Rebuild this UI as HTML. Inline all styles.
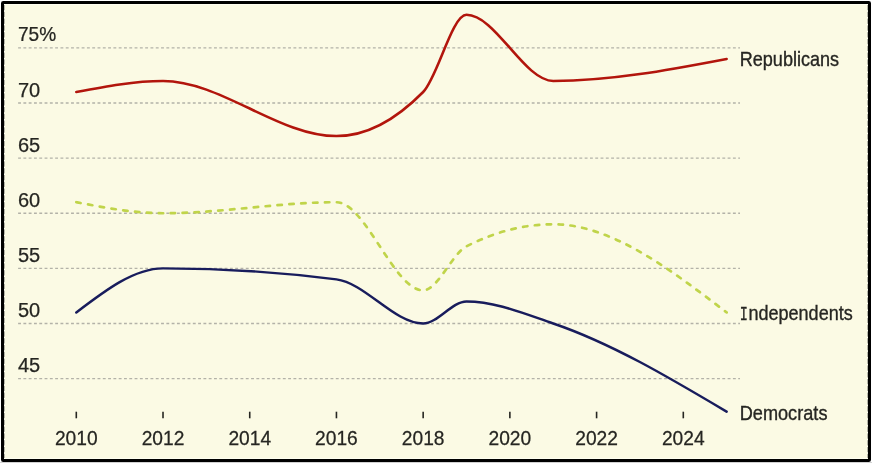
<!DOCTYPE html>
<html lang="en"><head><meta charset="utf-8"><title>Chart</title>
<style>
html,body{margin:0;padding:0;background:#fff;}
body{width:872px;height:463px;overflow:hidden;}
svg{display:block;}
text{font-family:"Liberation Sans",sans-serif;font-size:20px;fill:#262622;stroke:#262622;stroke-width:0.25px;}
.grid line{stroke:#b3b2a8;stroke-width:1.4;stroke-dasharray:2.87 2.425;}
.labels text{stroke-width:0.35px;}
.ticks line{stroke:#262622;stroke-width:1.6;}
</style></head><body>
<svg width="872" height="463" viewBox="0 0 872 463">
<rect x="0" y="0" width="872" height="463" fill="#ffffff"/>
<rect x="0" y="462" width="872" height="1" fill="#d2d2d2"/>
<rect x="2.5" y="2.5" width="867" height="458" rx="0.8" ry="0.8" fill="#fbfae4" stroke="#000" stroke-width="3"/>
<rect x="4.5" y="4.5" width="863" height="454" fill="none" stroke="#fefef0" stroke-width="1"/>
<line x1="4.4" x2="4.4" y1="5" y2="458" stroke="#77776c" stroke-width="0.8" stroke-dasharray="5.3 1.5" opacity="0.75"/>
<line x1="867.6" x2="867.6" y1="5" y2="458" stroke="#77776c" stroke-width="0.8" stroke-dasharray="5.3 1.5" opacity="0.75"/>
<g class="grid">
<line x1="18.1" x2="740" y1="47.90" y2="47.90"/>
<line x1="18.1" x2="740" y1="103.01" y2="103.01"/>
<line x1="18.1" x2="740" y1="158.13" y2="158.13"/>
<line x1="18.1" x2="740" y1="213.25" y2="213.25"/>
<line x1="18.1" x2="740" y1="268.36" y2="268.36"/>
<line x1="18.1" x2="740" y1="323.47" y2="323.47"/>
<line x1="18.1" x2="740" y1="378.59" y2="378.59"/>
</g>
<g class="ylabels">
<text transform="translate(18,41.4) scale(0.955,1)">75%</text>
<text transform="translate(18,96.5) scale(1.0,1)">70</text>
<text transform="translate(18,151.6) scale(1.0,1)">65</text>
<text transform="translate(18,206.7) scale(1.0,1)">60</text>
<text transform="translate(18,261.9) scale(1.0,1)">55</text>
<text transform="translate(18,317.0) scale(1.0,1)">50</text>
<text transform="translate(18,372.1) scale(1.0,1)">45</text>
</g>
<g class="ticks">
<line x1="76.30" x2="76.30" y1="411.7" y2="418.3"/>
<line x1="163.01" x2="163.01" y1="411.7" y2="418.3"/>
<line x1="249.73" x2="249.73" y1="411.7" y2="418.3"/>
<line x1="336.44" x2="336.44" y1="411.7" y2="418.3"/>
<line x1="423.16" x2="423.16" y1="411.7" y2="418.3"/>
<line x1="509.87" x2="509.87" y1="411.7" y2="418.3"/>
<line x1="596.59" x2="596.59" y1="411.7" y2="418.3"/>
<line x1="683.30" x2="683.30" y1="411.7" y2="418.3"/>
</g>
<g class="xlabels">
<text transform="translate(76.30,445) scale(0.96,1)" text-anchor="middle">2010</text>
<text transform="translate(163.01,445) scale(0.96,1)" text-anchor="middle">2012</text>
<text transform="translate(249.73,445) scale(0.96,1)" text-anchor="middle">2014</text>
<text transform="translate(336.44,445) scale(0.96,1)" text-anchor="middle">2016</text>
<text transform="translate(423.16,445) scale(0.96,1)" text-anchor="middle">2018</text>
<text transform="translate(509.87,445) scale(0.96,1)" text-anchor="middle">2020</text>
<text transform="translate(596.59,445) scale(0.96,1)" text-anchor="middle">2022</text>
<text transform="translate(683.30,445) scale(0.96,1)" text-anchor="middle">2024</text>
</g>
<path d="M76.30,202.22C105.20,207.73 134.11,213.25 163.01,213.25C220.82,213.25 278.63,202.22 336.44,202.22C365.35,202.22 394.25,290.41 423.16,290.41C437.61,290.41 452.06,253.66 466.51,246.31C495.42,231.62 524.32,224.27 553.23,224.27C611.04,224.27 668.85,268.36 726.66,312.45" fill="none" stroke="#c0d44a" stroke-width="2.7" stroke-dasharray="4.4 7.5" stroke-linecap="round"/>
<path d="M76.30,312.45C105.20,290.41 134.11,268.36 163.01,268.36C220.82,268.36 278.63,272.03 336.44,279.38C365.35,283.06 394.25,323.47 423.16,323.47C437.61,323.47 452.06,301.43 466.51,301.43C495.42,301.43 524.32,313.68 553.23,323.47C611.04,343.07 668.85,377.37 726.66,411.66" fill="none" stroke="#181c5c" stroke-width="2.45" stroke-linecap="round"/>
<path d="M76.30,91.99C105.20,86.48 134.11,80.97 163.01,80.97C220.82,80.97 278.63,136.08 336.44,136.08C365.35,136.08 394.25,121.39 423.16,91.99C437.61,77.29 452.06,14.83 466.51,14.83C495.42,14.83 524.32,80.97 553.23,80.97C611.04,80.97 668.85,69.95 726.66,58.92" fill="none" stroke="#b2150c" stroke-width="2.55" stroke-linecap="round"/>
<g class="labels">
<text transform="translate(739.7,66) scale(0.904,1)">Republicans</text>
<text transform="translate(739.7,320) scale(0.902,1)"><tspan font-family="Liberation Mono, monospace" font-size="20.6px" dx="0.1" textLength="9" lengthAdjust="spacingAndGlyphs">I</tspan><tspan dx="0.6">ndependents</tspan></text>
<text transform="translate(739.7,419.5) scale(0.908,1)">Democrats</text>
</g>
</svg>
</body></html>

○ ○ ○ ○

### [Exercise]
Leaving out the pictures, repeat the data above exactly.

### [Answer to the task]
Rebuild this UI as HTML. Inline all styles.
<!DOCTYPE html>
<html lang="en"><head><meta charset="utf-8"><title>Chart</title>
<style>
html,body{margin:0;padding:0;background:#fff;}
body{width:872px;height:463px;overflow:hidden;}
svg{display:block;}
text{font-family:"Liberation Sans",sans-serif;font-size:20px;fill:#262622;stroke:#262622;stroke-width:0.25px;}
.grid line{stroke:#b3b2a8;stroke-width:1.4;stroke-dasharray:2.87 2.425;}
.labels text{stroke-width:0.35px;}
.ticks line{stroke:#262622;stroke-width:1.6;}
</style></head><body>
<svg width="872" height="463" viewBox="0 0 872 463">
<rect x="0" y="0" width="872" height="463" fill="#ffffff"/>
<rect x="0" y="462" width="872" height="1" fill="#d2d2d2"/>
<rect x="2.5" y="2.5" width="867" height="458" rx="0.8" ry="0.8" fill="#fbfae4" stroke="#000" stroke-width="3"/>
<rect x="4.5" y="4.5" width="863" height="454" fill="none" stroke="#fefef0" stroke-width="1"/>
<line x1="4.4" x2="4.4" y1="5" y2="458" stroke="#77776c" stroke-width="0.8" stroke-dasharray="5.3 1.5" opacity="0.75"/>
<line x1="867.6" x2="867.6" y1="5" y2="458" stroke="#77776c" stroke-width="0.8" stroke-dasharray="5.3 1.5" opacity="0.75"/>
<g class="grid">
<line x1="18.1" x2="740" y1="47.90" y2="47.90"/>
<line x1="18.1" x2="740" y1="103.01" y2="103.01"/>
<line x1="18.1" x2="740" y1="158.13" y2="158.13"/>
<line x1="18.1" x2="740" y1="213.25" y2="213.25"/>
<line x1="18.1" x2="740" y1="268.36" y2="268.36"/>
<line x1="18.1" x2="740" y1="323.47" y2="323.47"/>
<line x1="18.1" x2="740" y1="378.59" y2="378.59"/>
</g>
<g class="ylabels">
<text transform="translate(18,41.4) scale(0.955,1)">75%</text>
<text transform="translate(18,96.5) scale(1.0,1)">70</text>
<text transform="translate(18,151.6) scale(1.0,1)">65</text>
<text transform="translate(18,206.7) scale(1.0,1)">60</text>
<text transform="translate(18,261.9) scale(1.0,1)">55</text>
<text transform="translate(18,317.0) scale(1.0,1)">50</text>
<text transform="translate(18,372.1) scale(1.0,1)">45</text>
</g>
<g class="ticks">
<line x1="76.30" x2="76.30" y1="411.7" y2="418.3"/>
<line x1="163.01" x2="163.01" y1="411.7" y2="418.3"/>
<line x1="249.73" x2="249.73" y1="411.7" y2="418.3"/>
<line x1="336.44" x2="336.44" y1="411.7" y2="418.3"/>
<line x1="423.16" x2="423.16" y1="411.7" y2="418.3"/>
<line x1="509.87" x2="509.87" y1="411.7" y2="418.3"/>
<line x1="596.59" x2="596.59" y1="411.7" y2="418.3"/>
<line x1="683.30" x2="683.30" y1="411.7" y2="418.3"/>
</g>
<g class="xlabels">
<text transform="translate(76.30,445) scale(0.96,1)" text-anchor="middle">2010</text>
<text transform="translate(163.01,445) scale(0.96,1)" text-anchor="middle">2012</text>
<text transform="translate(249.73,445) scale(0.96,1)" text-anchor="middle">2014</text>
<text transform="translate(336.44,445) scale(0.96,1)" text-anchor="middle">2016</text>
<text transform="translate(423.16,445) scale(0.96,1)" text-anchor="middle">2018</text>
<text transform="translate(509.87,445) scale(0.96,1)" text-anchor="middle">2020</text>
<text transform="translate(596.59,445) scale(0.96,1)" text-anchor="middle">2022</text>
<text transform="translate(683.30,445) scale(0.96,1)" text-anchor="middle">2024</text>
</g>
<path d="M76.30,202.22C105.20,207.73 134.11,213.25 163.01,213.25C220.82,213.25 278.63,202.22 336.44,202.22C365.35,202.22 394.25,290.41 423.16,290.41C437.61,290.41 452.06,253.66 466.51,246.31C495.42,231.62 524.32,224.27 553.23,224.27C611.04,224.27 668.85,268.36 726.66,312.45" fill="none" stroke="#c0d44a" stroke-width="2.7" stroke-dasharray="4.4 7.5" stroke-linecap="round"/>
<path d="M76.30,312.45C105.20,290.41 134.11,268.36 163.01,268.36C220.82,268.36 278.63,272.03 336.44,279.38C365.35,283.06 394.25,323.47 423.16,323.47C437.61,323.47 452.06,301.43 466.51,301.43C495.42,301.43 524.32,313.68 553.23,323.47C611.04,343.07 668.85,377.37 726.66,411.66" fill="none" stroke="#181c5c" stroke-width="2.45" stroke-linecap="round"/>
<path d="M76.30,91.99C105.20,86.48 134.11,80.97 163.01,80.97C220.82,80.97 278.63,136.08 336.44,136.08C365.35,136.08 394.25,121.39 423.16,91.99C437.61,77.29 452.06,14.83 466.51,14.83C495.42,14.83 524.32,80.97 553.23,80.97C611.04,80.97 668.85,69.95 726.66,58.92" fill="none" stroke="#b2150c" stroke-width="2.55" stroke-linecap="round"/>
<g class="labels">
<text transform="translate(739.7,66) scale(0.904,1)">Republicans</text>
<text transform="translate(739.7,320) scale(0.902,1)"><tspan font-family="Liberation Mono, monospace" font-size="20.6px" dx="0.1" textLength="9" lengthAdjust="spacingAndGlyphs">I</tspan><tspan dx="0.6">ndependents</tspan></text>
<text transform="translate(739.7,419.5) scale(0.908,1)">Democrats</text>
</g>
</svg>
</body></html>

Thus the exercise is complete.